F1: nie tylko obowiązki na torze
Obowiązki kierowcy Formuły 1 wykraczają daleko poza jazdę po torze. Wymarzony przez wielu kontrakt z teamem F1 to także liczne dodatkowe obowiązki – pisze Przegląd Sportowy.
Wczorajsza wizyta Roberta Kubicy w Warszawie wiąże się właśnie z powinnościami, jakie zespół BMW Sauber ma wobec jednego ze swoich sponsorów – firmy Intel. Stając się kierowcą Formuły 1 Polak zyskał bowiem status międzynarodowej gwiazdy, której profil jest jednym z „dóbr” zatrudniającego go zespołu.
Podczas weekendów Grand Prix telewidzowie śledzą najważniejsze działania zawodników. W treningach, kwalifikacji oraz wyścigu prowadzą ultraszybkie bolidy w walce o jak najlepszy wynik końcowy. Już na terenie toru zadania kierowcy zdecydowanie wykraczają jednak poza to, co obserwujemy na ekranach telewizorów.
Choć pierwsze jazdy zaczynają się w piątek, zawodnik powinien być na miejscu już w czwartek rano.
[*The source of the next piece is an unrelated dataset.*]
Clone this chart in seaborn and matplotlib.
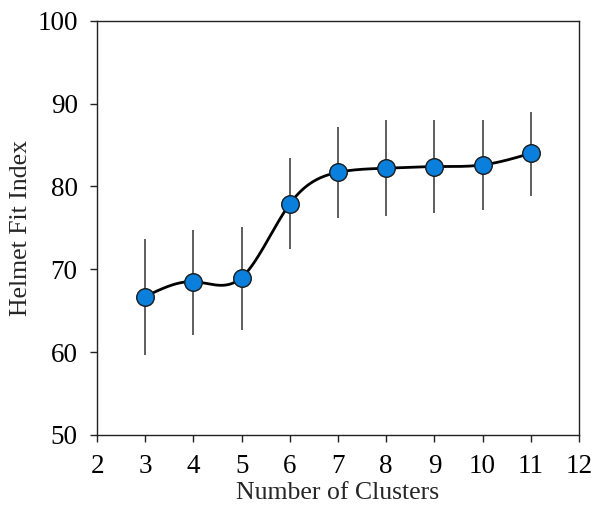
import numpy as np
import pandas as pd
import matplotlib
matplotlib.use("Agg")
import matplotlib.pyplot as plt
import seaborn as sns

# values
clusters = [3, 4, 5, 6, 7, 8, 9, 10, 11]
fit_index = [66.7, 68.5, 69.0, 77.9, 81.7, 82.2, 82.4, 82.6, 84.0]
err_low = [7.1, 6.5, 6.3, 5.5, 5.5, 5.8, 5.6, 5.4, 5.2]
err_high = [6.9, 6.2, 6.1, 5.5, 5.5, 5.8, 5.6, 5.4, 5.0]


def natural_spline(x, y, n=400):
    # plain natural cubic spline, just to draw the smooth curve
    x = np.asarray(x, float)
    y = np.asarray(y, float)
    k = len(x)
    h = np.diff(x)
    A = np.zeros((k, k))
    b = np.zeros(k)
    A[0, 0] = A[-1, -1] = 1
    for i in range(1, k - 1):
        A[i, i - 1] = h[i - 1]
        A[i, i] = 2 * (h[i - 1] + h[i])
        A[i, i + 1] = h[i]
        b[i] = 3 * ((y[i + 1] - y[i]) / h[i] - (y[i] - y[i - 1]) / h[i - 1])
    c = np.linalg.solve(A, b)
    xs = np.linspace(x[0], x[-1], n)
    idx = np.clip(np.searchsorted(x, xs) - 1, 0, k - 2)
    dx = xs - x[idx]
    bb = (y[idx + 1] - y[idx]) / h[idx] - h[idx] * (2 * c[idx] + c[idx + 1]) / 3
    d = (c[idx + 1] - c[idx]) / (3 * h[idx])
    ys = y[idx] + bb * dx + c[idx] * dx ** 2 + d * dx ** 3
    return xs, ys


sns.set_style("ticks")
plt.rcParams['font.family'] = ['Liberation Serif', 'DejaVu Serif']

fig = plt.figure(figsize=(5.92, 5.08), dpi=100)
ax = fig.add_axes([0.164, 0.144, 0.814, 0.815])

df = pd.DataFrame({'k': clusters, 'fit': fit_index})
xs, ys = natural_spline(clusters, fit_index)
curve = pd.DataFrame({'k': xs, 'fit': ys})

ax.errorbar(clusters, fit_index, yerr=[err_low, err_high], fmt='none',
            ecolor='#333333', elinewidth=1.1, capsize=0, zorder=1)
sns.lineplot(data=curve, x='k', y='fit', color='black', linewidth=2.0,
             ax=ax, zorder=2)
sns.scatterplot(data=df, x='k', y='fit', s=160, color='#0a7fdc',
                edgecolor='#1a1a1a', linewidth=1.0, ax=ax, zorder=3)

ax.set_xlim(2, 12)
ax.set_ylim(50, 100)
ax.set_xticks(range(2, 13))
ax.set_yticks(range(50, 101, 10))
ax.tick_params(axis='both', labelsize=19.5, direction='out', length=5,
               width=1.0, colors='#222222', labelcolor='black')
ax.tick_params(axis='x', pad=9)
ax.tick_params(axis='y', pad=9)
ax.set_xlabel('Number of Clusters', fontsize=18.5, labelpad=2)
ax.set_ylabel('Helmet Fit Index', fontsize=18.5, labelpad=4)
for sp in ax.spines.values():
    sp.set_linewidth(1.0)
    sp.set_color('#222222')

fig.savefig('out.png', dpi=100)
Jego pierwsze obowiązki to między innymi spotkania z przedstawicielami mediów w określonych "oknach" czasowych oraz briefingi z szefostwem i inżynierami, podczas których na bieżąco omawiane są wyzwania kolejnego weekendu Grand Prix.
Od piątku do niedzieli wszystkie działania związane ze startem w wyścigu mają znaczenie priorytetowe. Spotkania z dziennikarzami trwają krótko, aby ustąpić miejsca kolejnym zespołowym naradom oraz innym czynnościom, jak choćby spotkania zrzeszenia kierowców Formuły 1, zwanego GPDA. Program zajęć jest zazwyczaj bardzo napięty i zawiera także krótkie wizyty w ekskluzywnym Paddock Clubie, gdzie kręcą się VIP-y oraz najważniejsi goście zespołów F1. Osobiste spotkania z kierowcami są dla nich jedną z największych atrakcji.